[Devel] Re: [PATCH 1/2] iptables 32bit compat layer

Tue Feb 21 03:56:00 PST 2006

On Tuesday 21 February 2006 10:04, Dmitry Mishin wrote:
> On Monday 20 February 2006 18:55, Arnd Bergmann wrote:

> > Is CONFIG_COMPAT the right conditional here? If the code is only used
> > for architectures that have different aligments, it should not need be
> > compiled in for the other architectures.
> So, I'll define ARCH_HAS_FUNNY_64_ALIGNMENT in x86_64 and ia64 code and will 
> check it, as Andi suggested.
> 

I think nowadays, unconditionally setting CONFIG_FUNNY_64_ALIGNMENT from
arch/{ia64,x86_64}/Kconfig would be the preferred way to a #define in
include/asm.

> > >  #define IPT_ALIGN(s) XT_ALIGN(s)
> > > +
> > > +#ifdef CONFIG_COMPAT
> > > +#include <net/compat.h>
> > > +
> > > +struct compat_ipt_getinfo
> > > +{
> > > +       char name[IPT_TABLE_MAXNAMELEN];
> > > +       compat_uint_t valid_hooks;
> > > +       compat_uint_t hook_entry[NF_IP_NUMHOOKS];
> > > +       compat_uint_t underflow[NF_IP_NUMHOOKS];
> > > +       compat_uint_t num_entries;
> > > +       compat_uint_t size;
> > > +};
> >
> > This structure looks like it does not need any
> > conversions. You should probably just use
> > struct ipt_getinfo then.
> I just saw compat_uint_t use in net/compat.c and thought, that it is a good 
> style to use it. Does anybody know arch, where sizeof(compat_uint_t) != 4?

No, the compat layer already heavily depends on the fact that compat_uint_t
is always the same as unsigned int.

> >
> > Dito
> Disagree, ipt_entry_match and ipt_entry_target contain pointers which make 
> their alignment equal 8 byte on 64bits architectures.

Ah, I see. 

> > I would much rather have either an extra 'compat' argument to to
> > sock_setsockopt and proto_ops->setsockopt than to spread the use
> > of is_compat_task further.
> Another weak place in my code. is_compat_task() approach has one advantage - 
> it doesn't require a lot of current code modifications.
> >
> > Is the FIXME above the only reason that the code needs to be changed?
> > What is the reason that you did not just address this in the
> > compat_sys_setsockopt implementation?
> Code above doesn't work. iptables with version >= 1.3 does alignment checks as 
> well as kernel does.
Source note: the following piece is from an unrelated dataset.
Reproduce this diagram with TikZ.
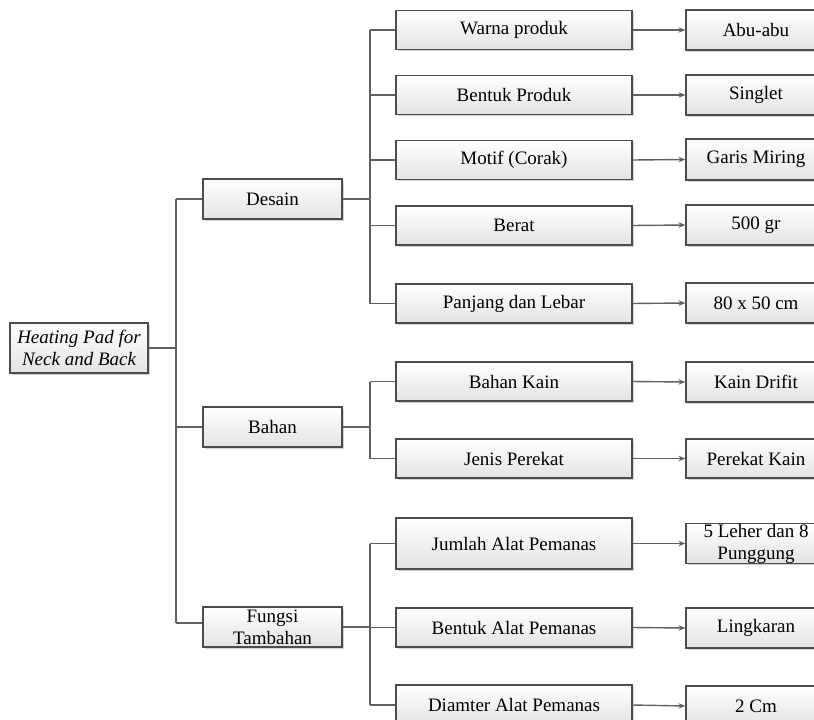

So, we can't simply put entries with 8 bytes alignment 
> to userspace or with 4 bytes alignment to kernel - we need translate them 
> entry by entry. So, I tried to do this the most correct way - that userspace 
> will hide its alignment from kernel and vice versa, with not only 
> SET_REPLACE, but also GET_INFO, GET_ENTRIES and SET_COUNTERS translation.
> First implementation was exactly in compat_sys_setsockopt, but David asked me 
> to do this in netfilter code itself.

Ok, I see the point there. It's probably best to push down all the conversions
from compat_sys_setsockopt down to the protocol specific parts, similar to what
we do for the ioctl handlers.

I'm thinking of something like

int compat_sock_setsockopt(struct socket *sock, int level, int optname,
		    char __user *optval, int optlen)
{
	switch (optname) {
	case SO_ATTACH_FILTER:
		return do_set_attach_filter(fd, level, optname,
					    optval, optlen);
	case SO_SNDTIMEO:
		return do_set_sock_timeout(fd, level, optname,
					   optval, optlen);
	default:
		break;
	}
	return sock_setsockopt(sock, level, optname, optval, optlen);
}

asmlinkage long compat_sys_setsockopt(int fd, int level, int optname,
				char __user *optval, int optlen)
{
	int err;
	struct socket *sock;

	if (optlen < 0)
		return -EINVAL;

	if ((sock = sockfd_lookup(fd, &err))!=NULL)
	{
		err = security_socket_setsockopt(sock,level,optname);
		if (err) {
			sockfd_put(sock);
			return err;
		}

		if (level == SOL_SOCKET)
			err = compat_sock_setsockopt(sock, level,
					optname, optval, optlen);
		else if (sock->ops->compat_setsockopt)
			err = sock->ops->compat_setsockopt(sock, level,
					optname, optval, optlen);
		else
			err = sock->ops->setsockopt(sock, level,
					optname, optval, optlen);
		sockfd_put(sock);
	}
	return err;
}

int tcp_setsockopt(struct sock *sk, int level, int optname, char __user *optval, int optlen)
{
	int err = 0;

	err = ip_setsockopt(sk, level, optname, optval, optlen);

#ifdef CONFIG_NETFILTER
	if (err = -ENOPROTOOPT) {
		lock_sock(sk);
		err = nf_setsockopt(sk, PF_INET, optname, optval, optlen);
		release_sock(sk);
	}
#endif
	return err;
}

int compat_tcp_setsockopt(struct sock *sk, int level, int optname, char __user *optval, int optlen)
{
	int err = 0;

	err = ip_setsockopt(sk, level, optname, optval, optlen);

#ifdef CONFIG_NETFILTER
	if (err = -ENOPROTOOPT) {
		lock_sock(sk);
		err = compat_nf_setsockopt(sk, PF_INET, optname, optval, optlen);
		release_sock(sk);
	}
#endif
	return err;
}

And the same for udp, raw, ipv6, decnet and each of those with getsockopt.
It is a bigger change, but it puts all the handlers where they belong
and it is more extensible to other sockopt handlers if we find more
fsckup in some of them.

	Arnd <><